Biggest Draft Reach None
The Chargers had a very solid draft overall. They may have jumped a bit higher than they needed to take Ryan Mathews in the first round, but he will be a big factor in the Chargers’ offense from day one and proved he can be a feature back at Fresno State. In addition, the Seahawks very likely could have taken Mathews at 14. Second round ILB Donald Butler is out for the season with an Achilles injury.
Offseason Grade B
The Chargers had a good draft, filling needs with Mathews, Thomas, and SS Darrell Stuckey from Kansas. They gained depth at CB after the departure of Antonio Cromartie by signing Nathan Vasher and Donald Strickland. Right now, their biggest concerns are two of their best players on offense, Vincent Jackson and Marcus McNeill. Both could hold out well into the season, possibly not returning until Week 10 (when they must return to accrue a season towards free-agency) or beyond.
X-Factor Jackson and McNeill
The Chargers must have players step up in place of Vincent Jackson and Marcus McNeill during their holdouts. I don’t believe they have anyone on their roster capable of their production (maybe Malcolm Floyd at WR), but replacing these two is crucial if the Chargers are going to contend in the playoffs.
Name You Should Know Shaun Phillips
OLB, Purdue, Drafted No. 98, seventh year
Somehow Shaun Phillips is not a well-known playmaker. He has been very consistent for the Chargers and has been overshadowed by fellow OLB Shawne Merriman. He has recorded 41.5 sacks in the last five seasons and plays a crucial role opposite Merriman.
Rising Star Malcolm Floyd
WR, Wyoming, Undrafted, seventh year
Malcolm Floyd may be a bit old to be considered a rising star, but when he was finally given the chance as the No. 2 receiver in 2009, he caught 45 balls for 776 yards, an average of 17.2 yards per catch. If Vincent Jackson does not play this year, Floyd will be a go-to guy for Rivers. He is an outstanding deep-threat with the ability to catch the ball with ease over smaller defenders.
Offensive Outlook B+
Insert Vincent Jackson and Marcus McNeill into the starting lineup and the Chargers offense receives an A. However, they are not there, and the Chargers are likely left with Legedu Naanee as their second receiver (one career start) and former undrafted free agent Brandyn Dombrowski at left tackle. The Chargers also have an untested rookie RB, but they do have the ever-consistent Antonio Gates at tight end and Rivers at quarterback.
Defensive Outlook B
The development of a consistent, dominant nose tackle is vital for the Chargers. Shawne Merriman recently returned from a holdout but simply must regain his 2007 (and earlier) form. Stephen Cooper and Kevin Burnett will be solid inside, with the secondary composed of Quentin Jammer, Antoine Cason, Eric Weddle, and rookie Darrell Stuckey
Special Teams Outlook A-
Little Darren Sproles has been electric as a return man since he entered the league.
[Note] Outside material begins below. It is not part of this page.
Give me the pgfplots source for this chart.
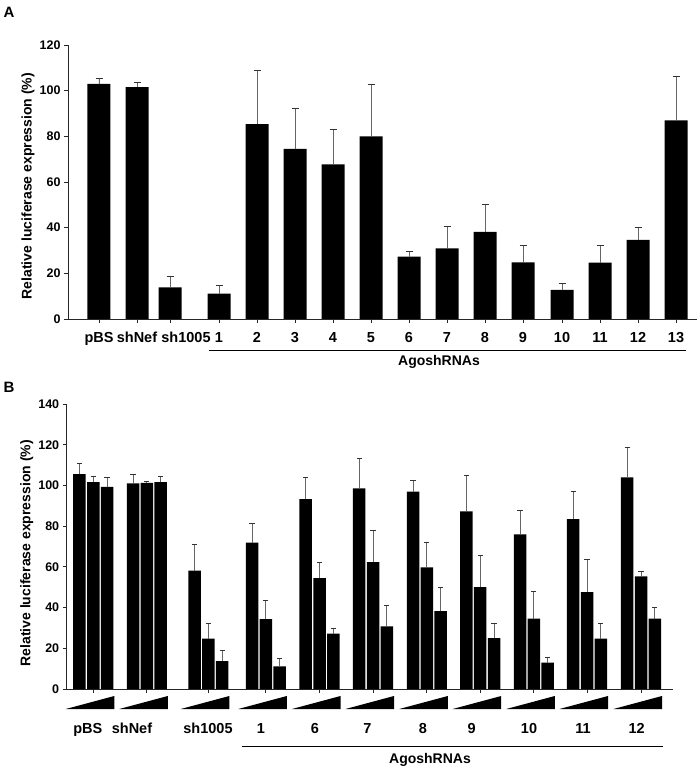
\documentclass[border=0pt]{standalone}
\usepackage{fontspec}
\setmainfont{Liberation Sans}
\usepackage{pgfplots}
\usepackage{pgfplotstable}
\pgfplotsset{compat=1.18}

% Panel A: x = bar position, y = mean (%), e = upper error
\pgfplotstableread{
x y e
99 103.0 2.4
137 101.5 2.3
170 13.9 4.9
219 11.1 3.6
257 85.3 23.4
295 74.5 17.8
333 67.7 15.5
371 80.0 22.9
409 27.3 2.3
447 30.9 9.7
485 38.2 11.9
523 24.8 7.3
562 12.8 2.8
600 24.7 7.4
638 34.6 5.4
676 87.0 19.4
}\dataA

% Panel B: three increasing doses per construct
\pgfplotstableread{
x y1 e1 y2 e2 y3 e3
93.3 105.5 5.2 101.6 3.0 99.3 4.6
146.8 101.0 4.2 101.3 0.5 101.6 3.0
208.3 58.1 13.0 24.8 7.3 13.7 5.1
265.8 71.9 9.3 34.3 9.3 11.1 3.7
319.5 93.3 10.6 54.5 7.5 27.2 2.5
373.0 98.5 14.9 62.3 15.8 30.8 10.0
426.8 96.9 5.5 59.7 12.1 38.2 11.9
480.2 87.3 17.6 50.1 15.3 25.0 7.3
533.8 75.9 12.0 34.6 13.4 12.9 2.8
587.0 83.5 13.7 47.6 16.2 24.8 7.3
641.0 103.9 15.0 55.3 2.6 34.6 5.4
}\dataB

\begin{document}
\begin{tikzpicture}
\useasboundingbox (0pt,0pt) rectangle (700pt,772pt);
\pgfplotsset{
  common/.style={
    scale only axis,
    axis x line*=bottom, axis y line*=left,
    axis line style={line width=0.9pt, black!85},
    tick style={line width=0.9pt, black!85},
    tick align=outside, major tick length=4pt,
    yticklabel style={font=\bfseries\fontsize{12.5}{14}\selectfont},
    xticklabel style={font=\bfseries\fontsize{14.5}{16}\selectfont},
    /pgf/number format/assume math mode=true,
    ylabel={Relative luciferase expression (\%)},
    ylabel style={font=\bfseries\fontsize{14}{16}\selectfont, anchor=center},
    ybar,
    error bars/y dir=plus, error bars/y explicit,
    error bars/error bar style={line width=0.9pt, black!60},
  },
}
\begin{axis}[common,
  at={(68pt,453pt)}, anchor=south west,
  width=629pt, height=274pt,
  xmin=68, xmax=697, ymin=0, ymax=120,
  ytick={0,20,...,120},
  xtick=data,
  xticklabels={pBS,shNef,\hspace*{32pt}sh1005,1,2,3,4,5,6,7,8,9,10,11,12,13},
  xticklabel style={anchor=base, yshift=-19.3pt},
  bar width=23pt,
  ylabel style={at={(axis description cs:-0.0636,0.485)}},
  error bars/error mark options={rotate=90, line width=0.9pt, black!80, mark size=3.5pt},
]
\addplot[fill=black, draw=none] table[x=x, y=y, y error plus=e] {\dataA};
\end{axis}

\begin{axis}[common,
  at={(66.7pt,83pt)}, anchor=south west,
  width=606.3pt, height=285pt,
  xmin=66.7, xmax=673, ymin=0, ymax=140,
  ytick={0,20,...,140},
  xtick=data, xticklabels={},
  extra x ticks={87.8,132,208,261,315,367.5,422.8,471.7,529,583,636.7},
  extra x tick labels={pBS,shNef,sh1005,1,6,7,8,9,10,11,12},
  extra x tick style={major tick length=0pt, xticklabel style={anchor=base, yshift=-44.5pt}},
  ybar=1.3pt, bar width=12.5pt,
  clip=false,
  ylabel style={at={(axis description cs:-0.066,0.476)}},
  error bars/error mark options={rotate=90, line width=0.9pt, black!80, mark size=2.6pt},
]
\addplot[fill=black, draw=none] table[x=x, y=y1, y error plus=e1] {\dataB};
\addplot[fill=black, draw=none] table[x=x, y=y2, y error plus=e2] {\dataB};
\addplot[fill=black, draw=none] table[x=x, y=y3, y error plus=e3] {\dataB};
\pgfplotsinvokeforeach{93.3,146.8,208.3,265.8,319.5,373.0,426.8,480.2,533.8,587.0,641.0}{
  \fill[black] (axis cs:#1,0) ++(-27.5pt,-20pt) -- ++(48.5pt,0pt) -- ++(0pt,13pt) -- cycle;
}
\end{axis}

\node[font=\bfseries\fontsize{15}{17}\selectfont] at (9pt,760pt) {A};
\node[font=\bfseries\fontsize{15}{17}\selectfont] at (9pt,385pt) {B};
\draw[line width=0.9pt] (208.7pt,422pt) -- (686pt,422pt);
\node[font=\bfseries\fontsize{14}{16}\selectfont] at (439pt,409.7pt) {AgoshRNAs};
\draw[line width=0.9pt] (241.7pt,26pt) -- (663pt,26pt);
\node[font=\bfseries\fontsize{14}{16}\selectfont] at (430pt,12pt) {AgoshRNAs};
\end{tikzpicture}
\end{document}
Nate Kaeding has the best field goal percentage in NFL history…in the regular season. He has been sub-par in the playoffs, missing three field goals in the Chargers' playoff loss to the Jets. Punter Mike Scifres is very good at what he does.
Projected 2010 Record 10-6
The Chargers are currently missing two important pieces in their WR and LT, but they have a lot of weapons on both sides of the ball. If Merriman can return to his pro bowl form, the Chargers’ pass rush will take a lot of heat off of the secondary, and the Chargers must be productive at the NT spot. The Chargers are putting a lot on the shoulders of rookie RB Ryan Mathews, while Malcom Floyd and Antonio Gates will continue to be deep threats in place of Vincent Jackson. However, the Chargers will need to run the ball far more efficiently than a year ago, averaging 3.3 yards per carry. All that said, the Chargers have a pretty clear path to an AFC West title.